Chief among these will be the way in which the case highlights a global need to shift the way copyright law protecting content producers operated.
“The internet is changing the way we utilise media and the way we utilise information and is of great benefit to society, however, we’re stuck with copyright laws that date back to the 17th century,” Budde said.
“The outcome of this case is a clear indication that those vested interests that have these very rigid copyright rules protecting them will have to adjust to the new digital media internet ear.
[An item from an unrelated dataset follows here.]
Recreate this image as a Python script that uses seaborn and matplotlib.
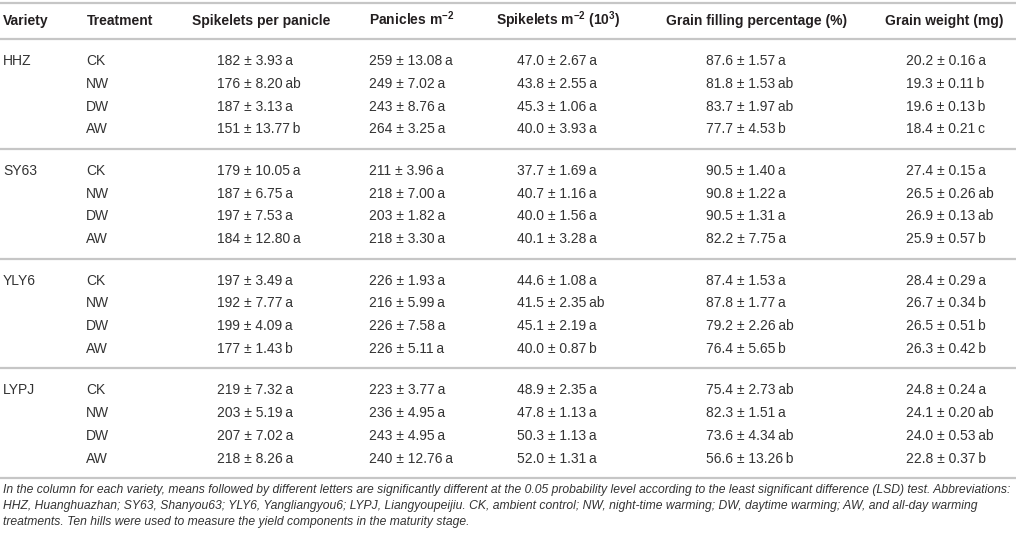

There’s no doubt that you have to protect content, but it has to be done in a different way that sits within the economy now, not the way it was a couple hundred years ago.”
Also crucial in the outcome was the reaffirmation of the notion that ISPs are, in effect, the middlemen of the internet and therefore could not be viewed as being responsible for the actions of end users, Budde said.
“The same principle applies to Australia Post which is not responsible if it delivers a letter which contains death threats to someone,” he said.
Locally, the principle that ISPs should not be responsible for policing the action of their end users had the potential to re-ignite the debate on ISP-level content filtering, Budde said.
“The question now is: can [communications minister] Stephen Conroy now legally force ISPs to take on the role of policeman,” he said. “While everyone in principle everyone agrees with the idea of protecting children, what he is doing could now be challenged based on the outcome of this kind of court case.”
“Ultimately the case shows that a different approach to censorship and copyright is needed. This court case will stimulate the vested interests in these areas to start rethinking how they address these issues.
Ovum analyst, David Kennedy, played down the result of the case, arguing that the court had simply maintained the status quo in the industry.
“If the case had gone the other way, ISP responsibility for the content and services operating across networks would have increased significantly,” he said. “In fact, the court has simply upheld ‘business as usual’ in the industry and left the primary responsibility for the legality of content with the end user.”
Kennedy added that while the tension between intellectual property (IP) law and new technology wasn’t new, the steady global trend had been towards stronger IP laws through multilateral negotiation.
"If the considerable difficulties in enforcement haven’t stopped this trend, I don’t think that this case will change the trend either," he said. "The case for ISP filtering must stand or fall on its own merits, not on tangentially related court decisions.
"The court has simply found that, under existing law, the ISP wasn’t to be held responsible for the use of content on their networks. They haven’t made any comment on the desirability or otherwise of tougher laws, and they haven’t found that the government can’t create such laws. If the government chooses to make a new law giving ISPs responsibility for some aspect of content control, then the courts would presumably uphold this law too."